---------- Material provided
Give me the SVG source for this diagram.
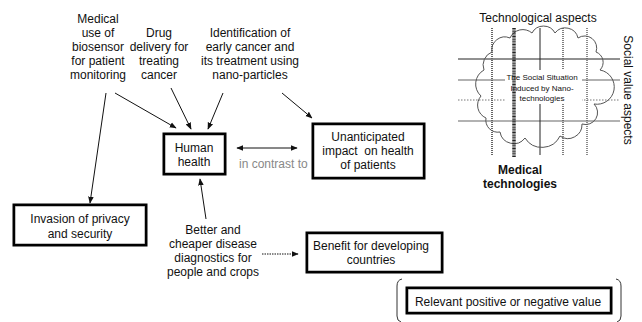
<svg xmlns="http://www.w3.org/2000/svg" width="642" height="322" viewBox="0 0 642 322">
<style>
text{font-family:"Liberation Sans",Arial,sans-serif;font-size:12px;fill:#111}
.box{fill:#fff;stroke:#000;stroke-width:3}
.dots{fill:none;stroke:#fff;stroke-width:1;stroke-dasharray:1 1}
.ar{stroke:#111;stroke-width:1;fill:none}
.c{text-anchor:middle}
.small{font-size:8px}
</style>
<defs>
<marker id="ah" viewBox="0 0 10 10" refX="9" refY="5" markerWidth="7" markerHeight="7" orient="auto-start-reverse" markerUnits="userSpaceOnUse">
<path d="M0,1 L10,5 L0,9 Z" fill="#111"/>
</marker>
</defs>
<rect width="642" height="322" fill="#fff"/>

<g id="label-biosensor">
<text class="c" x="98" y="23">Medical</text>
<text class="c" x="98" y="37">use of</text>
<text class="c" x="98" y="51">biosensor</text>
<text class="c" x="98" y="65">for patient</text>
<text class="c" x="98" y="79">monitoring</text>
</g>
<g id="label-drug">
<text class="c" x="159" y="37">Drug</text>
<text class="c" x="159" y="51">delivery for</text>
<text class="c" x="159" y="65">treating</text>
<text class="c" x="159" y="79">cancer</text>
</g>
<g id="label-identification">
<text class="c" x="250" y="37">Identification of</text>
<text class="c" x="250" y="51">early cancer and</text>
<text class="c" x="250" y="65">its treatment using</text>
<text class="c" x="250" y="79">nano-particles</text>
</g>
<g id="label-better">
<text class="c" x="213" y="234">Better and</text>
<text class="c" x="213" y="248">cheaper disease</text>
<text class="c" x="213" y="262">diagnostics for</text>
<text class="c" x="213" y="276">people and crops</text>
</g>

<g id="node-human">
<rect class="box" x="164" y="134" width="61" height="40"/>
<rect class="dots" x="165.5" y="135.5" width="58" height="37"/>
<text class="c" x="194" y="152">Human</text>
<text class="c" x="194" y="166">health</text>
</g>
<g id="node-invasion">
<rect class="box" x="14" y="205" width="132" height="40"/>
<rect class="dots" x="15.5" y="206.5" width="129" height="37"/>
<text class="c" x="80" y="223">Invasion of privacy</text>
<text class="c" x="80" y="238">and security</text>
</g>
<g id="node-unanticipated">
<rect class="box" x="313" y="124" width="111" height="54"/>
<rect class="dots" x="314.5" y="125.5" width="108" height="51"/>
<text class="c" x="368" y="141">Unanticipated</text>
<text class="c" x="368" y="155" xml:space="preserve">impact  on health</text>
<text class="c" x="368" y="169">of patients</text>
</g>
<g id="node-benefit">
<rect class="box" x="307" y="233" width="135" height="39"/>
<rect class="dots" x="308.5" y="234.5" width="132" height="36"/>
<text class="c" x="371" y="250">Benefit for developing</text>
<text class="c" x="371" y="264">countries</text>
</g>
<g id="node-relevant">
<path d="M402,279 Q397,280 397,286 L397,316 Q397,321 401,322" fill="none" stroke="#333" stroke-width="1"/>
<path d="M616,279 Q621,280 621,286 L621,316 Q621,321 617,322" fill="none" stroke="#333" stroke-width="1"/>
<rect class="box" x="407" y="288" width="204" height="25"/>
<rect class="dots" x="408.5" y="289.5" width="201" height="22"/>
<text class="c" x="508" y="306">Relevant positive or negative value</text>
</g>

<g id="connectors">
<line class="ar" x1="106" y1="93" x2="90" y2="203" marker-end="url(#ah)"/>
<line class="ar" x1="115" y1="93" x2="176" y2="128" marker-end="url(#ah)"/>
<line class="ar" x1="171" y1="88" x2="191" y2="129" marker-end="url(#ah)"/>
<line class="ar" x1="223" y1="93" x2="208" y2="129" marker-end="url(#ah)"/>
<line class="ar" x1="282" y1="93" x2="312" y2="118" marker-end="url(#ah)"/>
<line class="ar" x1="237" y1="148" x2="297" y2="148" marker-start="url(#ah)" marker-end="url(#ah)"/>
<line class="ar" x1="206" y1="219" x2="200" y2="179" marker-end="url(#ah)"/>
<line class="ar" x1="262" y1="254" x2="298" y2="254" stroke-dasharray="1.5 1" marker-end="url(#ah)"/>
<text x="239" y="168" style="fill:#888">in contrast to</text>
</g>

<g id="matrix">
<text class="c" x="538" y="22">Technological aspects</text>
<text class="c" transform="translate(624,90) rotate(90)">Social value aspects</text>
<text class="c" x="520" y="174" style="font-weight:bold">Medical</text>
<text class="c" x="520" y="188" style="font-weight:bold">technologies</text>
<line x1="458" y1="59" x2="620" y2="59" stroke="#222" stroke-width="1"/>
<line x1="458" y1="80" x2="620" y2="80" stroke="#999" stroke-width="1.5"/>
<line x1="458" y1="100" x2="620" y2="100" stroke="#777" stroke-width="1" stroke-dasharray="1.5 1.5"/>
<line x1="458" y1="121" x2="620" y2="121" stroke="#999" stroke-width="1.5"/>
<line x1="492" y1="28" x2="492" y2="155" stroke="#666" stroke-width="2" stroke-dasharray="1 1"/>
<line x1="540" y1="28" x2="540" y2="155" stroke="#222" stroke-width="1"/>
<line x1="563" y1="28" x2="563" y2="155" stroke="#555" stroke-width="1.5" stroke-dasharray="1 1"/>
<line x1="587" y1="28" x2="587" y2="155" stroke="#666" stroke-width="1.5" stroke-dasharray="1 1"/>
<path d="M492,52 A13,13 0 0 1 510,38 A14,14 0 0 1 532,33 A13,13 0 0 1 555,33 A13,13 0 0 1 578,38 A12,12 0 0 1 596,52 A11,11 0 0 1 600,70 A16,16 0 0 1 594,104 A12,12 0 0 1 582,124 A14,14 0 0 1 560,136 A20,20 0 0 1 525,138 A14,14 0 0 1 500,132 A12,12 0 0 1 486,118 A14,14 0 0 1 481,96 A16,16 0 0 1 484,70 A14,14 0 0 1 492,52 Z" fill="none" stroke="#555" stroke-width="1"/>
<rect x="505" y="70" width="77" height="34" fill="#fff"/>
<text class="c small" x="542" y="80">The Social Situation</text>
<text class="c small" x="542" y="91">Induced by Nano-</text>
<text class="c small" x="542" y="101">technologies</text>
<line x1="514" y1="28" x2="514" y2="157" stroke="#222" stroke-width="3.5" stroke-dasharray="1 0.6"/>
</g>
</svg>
--------------------
▶ _Objective_
Without including any picture, repeat the data exactly.

▶ _Output below_
Give me the SVG source for this diagram.
<svg xmlns="http://www.w3.org/2000/svg" width="642" height="322" viewBox="0 0 642 322">
<style>
text{font-family:"Liberation Sans",Arial,sans-serif;font-size:12px;fill:#111}
.box{fill:#fff;stroke:#000;stroke-width:3}
.dots{fill:none;stroke:#fff;stroke-width:1;stroke-dasharray:1 1}
.ar{stroke:#111;stroke-width:1;fill:none}
.c{text-anchor:middle}
.small{font-size:8px}
</style>
<defs>
<marker id="ah" viewBox="0 0 10 10" refX="9" refY="5" markerWidth="7" markerHeight="7" orient="auto-start-reverse" markerUnits="userSpaceOnUse">
<path d="M0,1 L10,5 L0,9 Z" fill="#111"/>
</marker>
</defs>
<rect width="642" height="322" fill="#fff"/>

<g id="label-biosensor">
<text class="c" x="98" y="23">Medical</text>
<text class="c" x="98" y="37">use of</text>
<text class="c" x="98" y="51">biosensor</text>
<text class="c" x="98" y="65">for patient</text>
<text class="c" x="98" y="79">monitoring</text>
</g>
<g id="label-drug">
<text class="c" x="159" y="37">Drug</text>
<text class="c" x="159" y="51">delivery for</text>
<text class="c" x="159" y="65">treating</text>
<text class="c" x="159" y="79">cancer</text>
</g>
<g id="label-identification">
<text class="c" x="250" y="37">Identification of</text>
<text class="c" x="250" y="51">early cancer and</text>
<text class="c" x="250" y="65">its treatment using</text>
<text class="c" x="250" y="79">nano-particles</text>
</g>
<g id="label-better">
<text class="c" x="213" y="234">Better and</text>
<text class="c" x="213" y="248">cheaper disease</text>
<text class="c" x="213" y="262">diagnostics for</text>
<text class="c" x="213" y="276">people and crops</text>
</g>

<g id="node-human">
<rect class="box" x="164" y="134" width="61" height="40"/>
<rect class="dots" x="165.5" y="135.5" width="58" height="37"/>
<text class="c" x="194" y="152">Human</text>
<text class="c" x="194" y="166">health</text>
</g>
<g id="node-invasion">
<rect class="box" x="14" y="205" width="132" height="40"/>
<rect class="dots" x="15.5" y="206.5" width="129" height="37"/>
<text class="c" x="80" y="223">Invasion of privacy</text>
<text class="c" x="80" y="238">and security</text>
</g>
<g id="node-unanticipated">
<rect class="box" x="313" y="124" width="111" height="54"/>
<rect class="dots" x="314.5" y="125.5" width="108" height="51"/>
<text class="c" x="368" y="141">Unanticipated</text>
<text class="c" x="368" y="155" xml:space="preserve">impact  on health</text>
<text class="c" x="368" y="169">of patients</text>
</g>
<g id="node-benefit">
<rect class="box" x="307" y="233" width="135" height="39"/>
<rect class="dots" x="308.5" y="234.5" width="132" height="36"/>
<text class="c" x="371" y="250">Benefit for developing</text>
<text class="c" x="371" y="264">countries</text>
</g>
<g id="node-relevant">
<path d="M402,279 Q397,280 397,286 L397,316 Q397,321 401,322" fill="none" stroke="#333" stroke-width="1"/>
<path d="M616,279 Q621,280 621,286 L621,316 Q621,321 617,322" fill="none" stroke="#333" stroke-width="1"/>
<rect class="box" x="407" y="288" width="204" height="25"/>
<rect class="dots" x="408.5" y="289.5" width="201" height="22"/>
<text class="c" x="508" y="306">Relevant positive or negative value</text>
</g>

<g id="connectors">
<line class="ar" x1="106" y1="93" x2="90" y2="203" marker-end="url(#ah)"/>
<line class="ar" x1="115" y1="93" x2="176" y2="128" marker-end="url(#ah)"/>
<line class="ar" x1="171" y1="88" x2="191" y2="129" marker-end="url(#ah)"/>
<line class="ar" x1="223" y1="93" x2="208" y2="129" marker-end="url(#ah)"/>
<line class="ar" x1="282" y1="93" x2="312" y2="118" marker-end="url(#ah)"/>
<line class="ar" x1="237" y1="148" x2="297" y2="148" marker-start="url(#ah)" marker-end="url(#ah)"/>
<line class="ar" x1="206" y1="219" x2="200" y2="179" marker-end="url(#ah)"/>
<line class="ar" x1="262" y1="254" x2="298" y2="254" stroke-dasharray="1.5 1" marker-end="url(#ah)"/>
<text x="239" y="168" style="fill:#888">in contrast to</text>
</g>

<g id="matrix">
<text class="c" x="538" y="22">Technological aspects</text>
<text class="c" transform="translate(624,90) rotate(90)">Social value aspects</text>
<text class="c" x="520" y="174" style="font-weight:bold">Medical</text>
<text class="c" x="520" y="188" style="font-weight:bold">technologies</text>
<line x1="458" y1="59" x2="620" y2="59" stroke="#222" stroke-width="1"/>
<line x1="458" y1="80" x2="620" y2="80" stroke="#999" stroke-width="1.5"/>
<line x1="458" y1="100" x2="620" y2="100" stroke="#777" stroke-width="1" stroke-dasharray="1.5 1.5"/>
<line x1="458" y1="121" x2="620" y2="121" stroke="#999" stroke-width="1.5"/>
<line x1="492" y1="28" x2="492" y2="155" stroke="#666" stroke-width="2" stroke-dasharray="1 1"/>
<line x1="540" y1="28" x2="540" y2="155" stroke="#222" stroke-width="1"/>
<line x1="563" y1="28" x2="563" y2="155" stroke="#555" stroke-width="1.5" stroke-dasharray="1 1"/>
<line x1="587" y1="28" x2="587" y2="155" stroke="#666" stroke-width="1.5" stroke-dasharray="1 1"/>
<path d="M492,52 A13,13 0 0 1 510,38 A14,14 0 0 1 532,33 A13,13 0 0 1 555,33 A13,13 0 0 1 578,38 A12,12 0 0 1 596,52 A11,11 0 0 1 600,70 A16,16 0 0 1 594,104 A12,12 0 0 1 582,124 A14,14 0 0 1 560,136 A20,20 0 0 1 525,138 A14,14 0 0 1 500,132 A12,12 0 0 1 486,118 A14,14 0 0 1 481,96 A16,16 0 0 1 484,70 A14,14 0 0 1 492,52 Z" fill="none" stroke="#555" stroke-width="1"/>
<rect x="505" y="70" width="77" height="34" fill="#fff"/>
<text class="c small" x="542" y="80">The Social Situation</text>
<text class="c small" x="542" y="91">Induced by Nano-</text>
<text class="c small" x="542" y="101">technologies</text>
<line x1="514" y1="28" x2="514" y2="157" stroke="#222" stroke-width="3.5" stroke-dasharray="1 0.6"/>
</g>
</svg>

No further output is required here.